Na rede, ela também gosta de frisar que é uma mulher negra.
“As pessoas vivem dizendo que sou branca e ponto. Não é verdade. É preciso ver
o traço da família. Minha mãe é negra, meu pai é negro, toda a minha família é
negra. Tenho traços negróides, boca, nariz, formato do rosto. É fácil
reconhecer um negro albino, é só olhar para os traços”, diz.

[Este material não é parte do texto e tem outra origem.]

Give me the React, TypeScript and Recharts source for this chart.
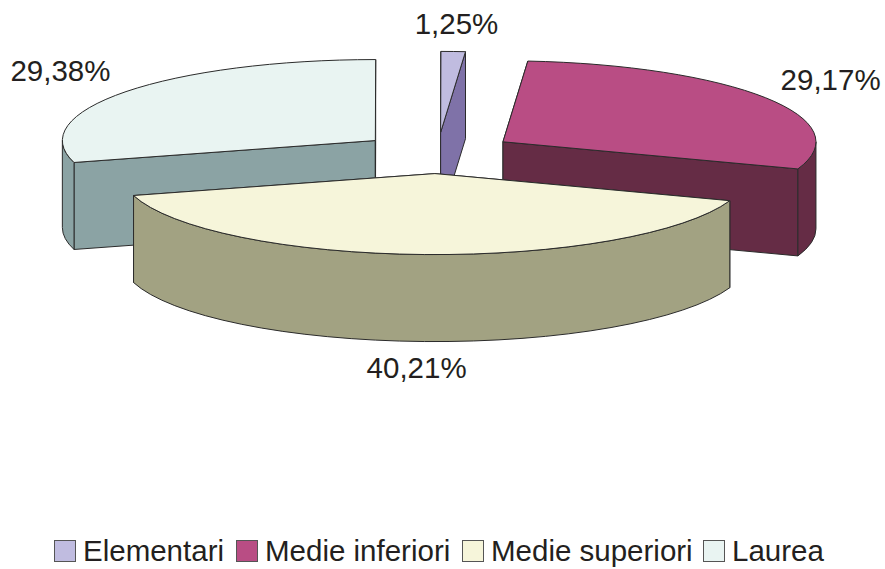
import React from 'react';
import { PieChart, Pie, Legend } from 'recharts';

const categories = ['Elementari', 'Medie inferiori', 'Medie superiori', 'Laurea'];
const shares = [1.25, 29.17, 40.21, 29.38];
const shareLabels = ['1,25%', '29,17%', '40,21%', '29,38%'];
const topColors = ['#c0bce0', '#b94d84', '#f6f5da', '#e9f4f2'];
const sideColors = ['#7f72a8', '#652c45', '#a2a282', '#8ba3a4'];

// painter's order: Laurea goes first so the front slice can cover it
const drawOrder = [3, 0, 1, 2];

const CX = 437.5;
const CY = 153;
const RX = 313;
const RY = 81;
const EXPLODE = 78;
const DEPTH = 87;
const LABEL_R = 472;
const FONT = '"Liberation Sans", Arial, sans-serif';

// small hand nudges for the percent labels, by label text
const labelNudge: Record<string, [number, number]> = {
  '1,25%': [0, 0],
  '29,17%': [-3, -1],
  '40,21%': [-5, -2],
  '29,38%': [-1, -2],
};

const pieData = drawOrder.map((i) => ({
  name: categories[i],
  value: shares[i],
  fill: topColors[i],
  side: sideColors[i],
  label: shareLabels[i],
}));

// recharts angles run counter-clockwise from 3 o'clock, here clockwise from 12
const toClock = (a: number) => 90 - a;

const Slice3D = (props: any) => {
  const { startAngle, endAngle, fill, stroke } = props;
  const side = props.side ?? props.payload?.side;
  const a0 = toClock(startAngle);
  const a1 = toClock(endAngle);
  const mid = (((a0 + a1) / 2) * Math.PI) / 180;
  const ox = CX + EXPLODE * Math.sin(mid);
  const oy = CY - EXPLODE * 0.264 * Math.cos(mid);
  const pt = (deg: number, dy = 0) => {
    const r = (deg * Math.PI) / 180;
    return [ox + RX * Math.sin(r), oy - RY * Math.cos(r) + dy].map((n) => n.toFixed(2)).join(' ');
  };
  const apex = `${ox.toFixed(2)} ${oy.toFixed(2)}`;
  const apexLow = `${ox.toFixed(2)} ${(oy + DEPTH).toFixed(2)}`;
  const large = a1 - a0 > 180 ? 1 : 0;

  // outer rim only shows on the front half of the ellipse, 6 o'clock at 180
  const walls: { from: number; to: number }[] = [];
  for (const base of [90, 450]) {
    const from = Math.max(a0, base);
    const to = Math.min(a1, base + 180);
    if (to > from) walls.push({ from, to });
  }

  const line = { stroke: stroke ?? '#2b2b2b', strokeWidth: 1, strokeLinejoin: 'round' as const };
  return (
    <g>
      <path d={`M${apex} L${pt(a0)} L${pt(a0, DEPTH)} L${apexLow} Z`} fill={side} {...line} />
      <path d={`M${apex} L${pt(a1)} L${pt(a1, DEPTH)} L${apexLow} Z`} fill={side} {...line} />
      {walls.map((w) => (
        <path
          key={w.from}
          d={`M${pt(w.from)} A${RX} ${RY} 0 0 1 ${pt(w.to)} L${pt(w.to, DEPTH)} A${RX} ${RY} 0 0 0 ${pt(w.from, DEPTH)} Z`}
          fill={side}
          {...line}
        />
      ))}
      <path d={`M${apex} L${pt(a0)} A${RX} ${RY} 0 ${large} 1 ${pt(a1)} Z`} fill={fill} {...line} />
    </g>
  );
};

const renderLabel = (props: any) => {
  const text = props.label ?? props.payload?.label;
  const a = (toClock(props.midAngle) * Math.PI) / 180;
  const nudge = labelNudge[text] ?? [0, 0];
  const x = CX + LABEL_R * Math.sin(a) + nudge[0];
  let y = CY - LABEL_R * 0.264 * Math.cos(a) + nudge[1];
  // front labels sit under the rim, the others a little higher
  y += Math.cos(a) < 0 ? DEPTH + 5 : -5;
  return (
    <text x={x} y={y} textAnchor="middle" dominantBaseline="central" fontSize={29.5} fontFamily={FONT} fill="#231f20">
      {text}
    </text>
  );
};

const legendLefts = [54, 236, 462, 703];

const LegendRow = () => (
  <div style={{ position: 'relative', width: 885, height: 30 }}>
    {categories.map((c, i) => (
      <div key={c} style={{ position: 'absolute', left: legendLefts[i], top: 0, display: 'flex', alignItems: 'center', whiteSpace: 'nowrap' }}>
        <span style={{ width: 20, height: 20, background: topColors[i], border: '1px solid #555', marginRight: 7 }} />
        <span style={{ fontFamily: FONT, fontSize: 29.5, lineHeight: '30px', color: '#231f20' }}>{c}</span>
      </div>
    ))}
  </div>
);

export default function App() {
  return (
    <div style={{ position: 'absolute', left: 0, top: 0, background: '#fff' }}>
      <PieChart width={885} height={569} margin={{ top: 0, right: 0, bottom: 0, left: 0 }}>
        <Pie
          data={pieData}
          dataKey="value"
          nameKey="name"
          cx={CX}
          cy={CY}
          outerRadius={RX}
          startAngle={-164.3}
          endAngle={-524.3}
          shape={Slice3D}
          label={renderLabel}
          labelLine={false}
          stroke="#2b2b2b"
          isAnimationActive={false}
        />
        <Legend
          content={<LegendRow />}
          layout="horizontal"
          verticalAlign="bottom"
          wrapperStyle={{ left: 0, top: 536, width: 885, height: 30 }}
        />
      </PieChart>
    </div>
  );
}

De acordo com estudos publicados pelo Instituto Nacional de
Saúde dos EUA, em média uma a cada 17 mil pessoas tem albinismo no mundo todo,
e a condição rara afeta com mais frequência pessoas negras. Conforme estimativa
da SAPS (Secretaria de Atenção Primária à Saúde), aproximadamente 21 mil brasileiros
são albinos, com maioria no Maranhão, local com a maior comunidade de albinos
do país.
Pela falta de discussão sobre o albinismo na mídia e nas
redes, Thielle conta que recebe dúvidas inusitadas. “Na novela, apareci toda
maquiada, e as pessoas não sabiam que maquiagem pega na pele de albino, me
perguntaram muito isso. E pega, claro, é normal. Também me questionam sobre
pintar o cabelo, se a tinta funciona. Óbvio que sim. É cabelo como qualquer
outro. Já pintei o meu de vermelho quando criança e garanto que dá certo.”
'Comecei a me aceitar depois que tive a minha filha'
“Ontem, a minha filha me disse que tem um trabalho para
fazer do Dia da Mulher e precisou citar uma mulher inspiradora. Ela comentou
que falou sobre mim, por me ver como uma pessoa forte, que nunca abaixa a
cabeça. Isso me emocionou demais. Os meus filhos, infelizmente, já me viram
passando por situações de preconceito com agressão verbal”, desabafou.
Agora, após o reconhecimento e a participação em uma novela,
Thielle planeja seguir usando as suas redes sociais para a conscientização.
“Quanto mais a gente expõe e fala sobre o assunto, mais ensina.”